* GIVEN TASK
Starting at the line that contains "Recreate this image" and stopping at the line that contains "ax.spines[side].set_linewidth(1.3)", copy every line exactly, both ends included, without the pictures.

-- start DATA LISTING --

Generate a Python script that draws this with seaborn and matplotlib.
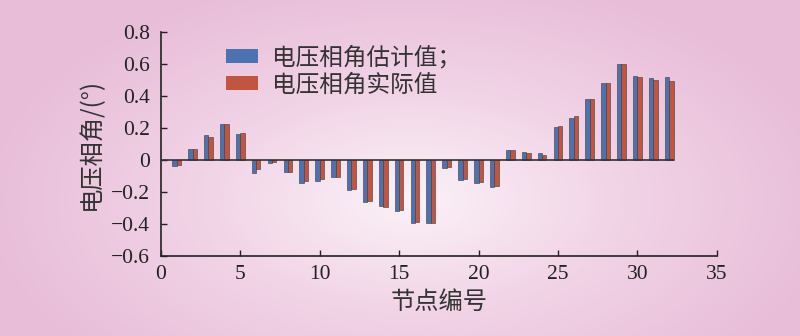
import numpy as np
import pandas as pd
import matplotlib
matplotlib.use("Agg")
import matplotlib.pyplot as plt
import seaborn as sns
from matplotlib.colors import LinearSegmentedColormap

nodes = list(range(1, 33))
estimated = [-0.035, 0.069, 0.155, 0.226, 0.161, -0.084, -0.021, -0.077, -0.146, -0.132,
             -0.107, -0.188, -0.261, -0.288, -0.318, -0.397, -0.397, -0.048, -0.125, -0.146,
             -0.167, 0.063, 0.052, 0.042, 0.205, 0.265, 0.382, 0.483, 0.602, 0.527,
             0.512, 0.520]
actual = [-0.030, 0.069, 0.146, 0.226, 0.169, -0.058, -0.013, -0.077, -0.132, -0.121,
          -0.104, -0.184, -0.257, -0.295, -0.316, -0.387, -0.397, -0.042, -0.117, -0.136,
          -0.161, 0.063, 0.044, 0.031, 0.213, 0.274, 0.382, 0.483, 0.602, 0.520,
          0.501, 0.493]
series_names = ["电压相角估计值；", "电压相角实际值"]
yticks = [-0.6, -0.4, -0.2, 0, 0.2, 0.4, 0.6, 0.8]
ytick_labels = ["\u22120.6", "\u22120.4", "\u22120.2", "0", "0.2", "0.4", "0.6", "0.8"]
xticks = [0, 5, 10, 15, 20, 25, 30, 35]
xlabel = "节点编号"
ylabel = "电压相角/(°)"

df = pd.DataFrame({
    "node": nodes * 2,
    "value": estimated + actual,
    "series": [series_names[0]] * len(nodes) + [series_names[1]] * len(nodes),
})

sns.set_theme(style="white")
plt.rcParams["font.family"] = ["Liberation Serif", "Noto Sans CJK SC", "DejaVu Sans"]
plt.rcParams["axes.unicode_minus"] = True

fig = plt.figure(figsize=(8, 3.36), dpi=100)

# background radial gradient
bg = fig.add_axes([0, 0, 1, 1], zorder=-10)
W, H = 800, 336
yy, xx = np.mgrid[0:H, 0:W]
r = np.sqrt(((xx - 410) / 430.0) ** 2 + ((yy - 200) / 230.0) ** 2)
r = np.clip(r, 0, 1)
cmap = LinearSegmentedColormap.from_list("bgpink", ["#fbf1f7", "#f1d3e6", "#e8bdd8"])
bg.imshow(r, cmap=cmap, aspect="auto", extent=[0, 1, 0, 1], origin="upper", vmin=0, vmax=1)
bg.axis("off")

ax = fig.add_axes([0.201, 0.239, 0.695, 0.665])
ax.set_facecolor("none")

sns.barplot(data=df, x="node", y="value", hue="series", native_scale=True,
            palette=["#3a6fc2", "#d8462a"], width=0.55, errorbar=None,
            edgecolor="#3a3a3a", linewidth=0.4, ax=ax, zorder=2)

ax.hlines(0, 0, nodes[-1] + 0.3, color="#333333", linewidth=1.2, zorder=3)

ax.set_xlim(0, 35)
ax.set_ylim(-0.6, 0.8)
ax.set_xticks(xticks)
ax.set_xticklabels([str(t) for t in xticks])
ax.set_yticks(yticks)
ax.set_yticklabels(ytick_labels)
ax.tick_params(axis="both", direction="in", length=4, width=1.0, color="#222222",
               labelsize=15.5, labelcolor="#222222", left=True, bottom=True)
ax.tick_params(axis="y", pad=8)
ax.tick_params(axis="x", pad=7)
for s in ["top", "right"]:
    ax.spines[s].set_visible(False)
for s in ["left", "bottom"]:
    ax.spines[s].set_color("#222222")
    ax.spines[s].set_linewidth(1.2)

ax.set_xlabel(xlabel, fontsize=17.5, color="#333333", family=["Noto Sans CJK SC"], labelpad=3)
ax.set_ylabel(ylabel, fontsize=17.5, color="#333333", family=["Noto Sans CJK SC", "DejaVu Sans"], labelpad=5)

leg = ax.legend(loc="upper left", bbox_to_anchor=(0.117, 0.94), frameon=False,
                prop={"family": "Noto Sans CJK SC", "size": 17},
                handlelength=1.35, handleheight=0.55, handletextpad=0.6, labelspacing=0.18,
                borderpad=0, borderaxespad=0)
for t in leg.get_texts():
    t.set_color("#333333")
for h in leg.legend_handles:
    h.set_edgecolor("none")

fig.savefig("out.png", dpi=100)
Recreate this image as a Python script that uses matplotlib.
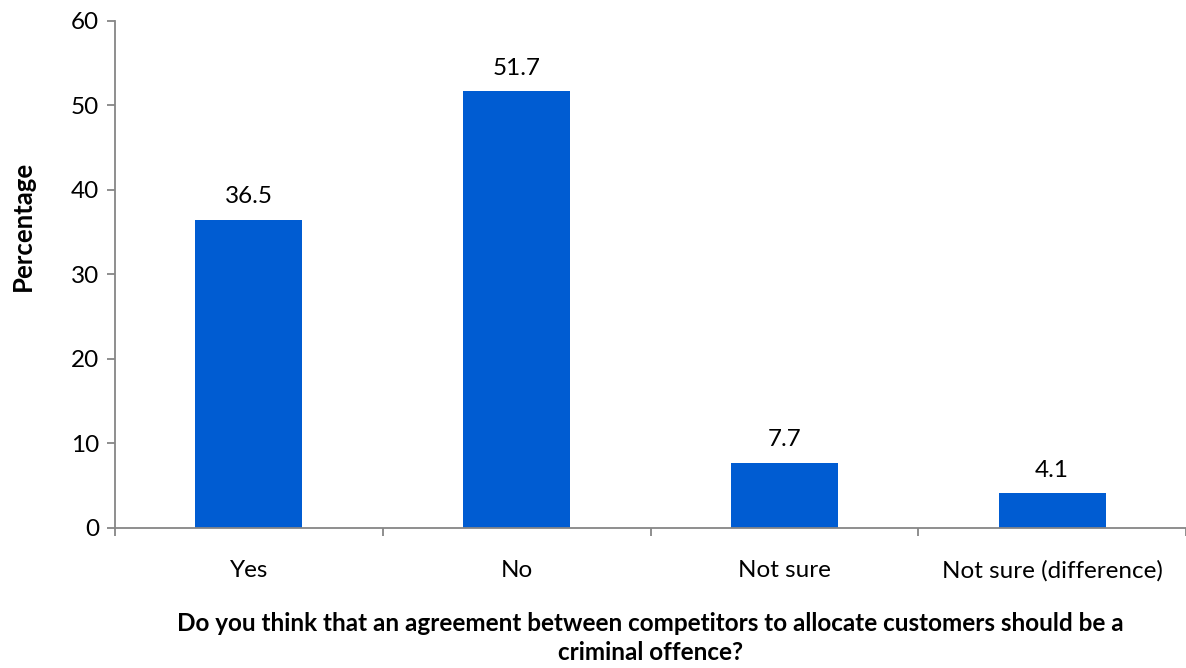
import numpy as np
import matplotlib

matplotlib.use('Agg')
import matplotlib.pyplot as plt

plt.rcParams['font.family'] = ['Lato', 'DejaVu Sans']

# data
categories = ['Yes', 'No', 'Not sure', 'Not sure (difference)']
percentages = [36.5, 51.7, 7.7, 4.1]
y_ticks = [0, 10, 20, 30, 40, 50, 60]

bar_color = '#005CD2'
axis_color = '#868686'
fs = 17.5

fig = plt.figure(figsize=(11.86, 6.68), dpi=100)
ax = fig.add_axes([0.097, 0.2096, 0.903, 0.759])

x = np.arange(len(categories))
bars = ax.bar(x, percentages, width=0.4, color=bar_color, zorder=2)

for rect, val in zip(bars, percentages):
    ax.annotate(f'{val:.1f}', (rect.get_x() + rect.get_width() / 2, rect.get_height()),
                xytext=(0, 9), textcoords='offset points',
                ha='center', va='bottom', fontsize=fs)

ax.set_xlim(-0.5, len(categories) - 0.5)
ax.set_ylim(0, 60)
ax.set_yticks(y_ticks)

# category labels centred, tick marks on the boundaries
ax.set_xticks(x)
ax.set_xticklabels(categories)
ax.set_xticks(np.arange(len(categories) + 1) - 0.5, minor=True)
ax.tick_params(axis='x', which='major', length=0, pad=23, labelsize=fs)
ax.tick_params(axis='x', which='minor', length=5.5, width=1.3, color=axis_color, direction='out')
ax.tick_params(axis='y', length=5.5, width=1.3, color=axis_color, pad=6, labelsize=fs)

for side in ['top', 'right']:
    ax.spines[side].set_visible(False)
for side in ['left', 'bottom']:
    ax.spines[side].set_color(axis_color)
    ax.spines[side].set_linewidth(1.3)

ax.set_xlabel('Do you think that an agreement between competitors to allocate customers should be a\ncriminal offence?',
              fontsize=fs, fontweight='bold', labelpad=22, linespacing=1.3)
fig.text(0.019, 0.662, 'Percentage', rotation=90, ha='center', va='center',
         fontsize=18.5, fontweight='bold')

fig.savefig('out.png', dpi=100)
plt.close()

-- end DATA LISTING --

* ANSWER TO THE EXERCISE
Recreate this image as a Python script that uses matplotlib.
import numpy as np
import matplotlib

matplotlib.use('Agg')
import matplotlib.pyplot as plt

plt.rcParams['font.family'] = ['Lato', 'DejaVu Sans']

# data
categories = ['Yes', 'No', 'Not sure', 'Not sure (difference)']
percentages = [36.5, 51.7, 7.7, 4.1]
y_ticks = [0, 10, 20, 30, 40, 50, 60]

bar_color = '#005CD2'
axis_color = '#868686'
fs = 17.5

fig = plt.figure(figsize=(11.86, 6.68), dpi=100)
ax = fig.add_axes([0.097, 0.2096, 0.903, 0.759])

x = np.arange(len(categories))
bars = ax.bar(x, percentages, width=0.4, color=bar_color, zorder=2)

for rect, val in zip(bars, percentages):
    ax.annotate(f'{val:.1f}', (rect.get_x() + rect.get_width() / 2, rect.get_height()),
                xytext=(0, 9), textcoords='offset points',
                ha='center', va='bottom', fontsize=fs)

ax.set_xlim(-0.5, len(categories) - 0.5)
ax.set_ylim(0, 60)
ax.set_yticks(y_ticks)

# category labels centred, tick marks on the boundaries
ax.set_xticks(x)
ax.set_xticklabels(categories)
ax.set_xticks(np.arange(len(categories) + 1) - 0.5, minor=True)
ax.tick_params(axis='x', which='major', length=0, pad=23, labelsize=fs)
ax.tick_params(axis='x', which='minor', length=5.5, width=1.3, color=axis_color, direction='out')
ax.tick_params(axis='y', length=5.5, width=1.3, color=axis_color, pad=6, labelsize=fs)

for side in ['top', 'right']:
    ax.spines[side].set_visible(False)
for side in ['left', 'bottom']:
    ax.spines[side].set_color(axis_color)
    ax.spines[side].set_linewidth(1.3)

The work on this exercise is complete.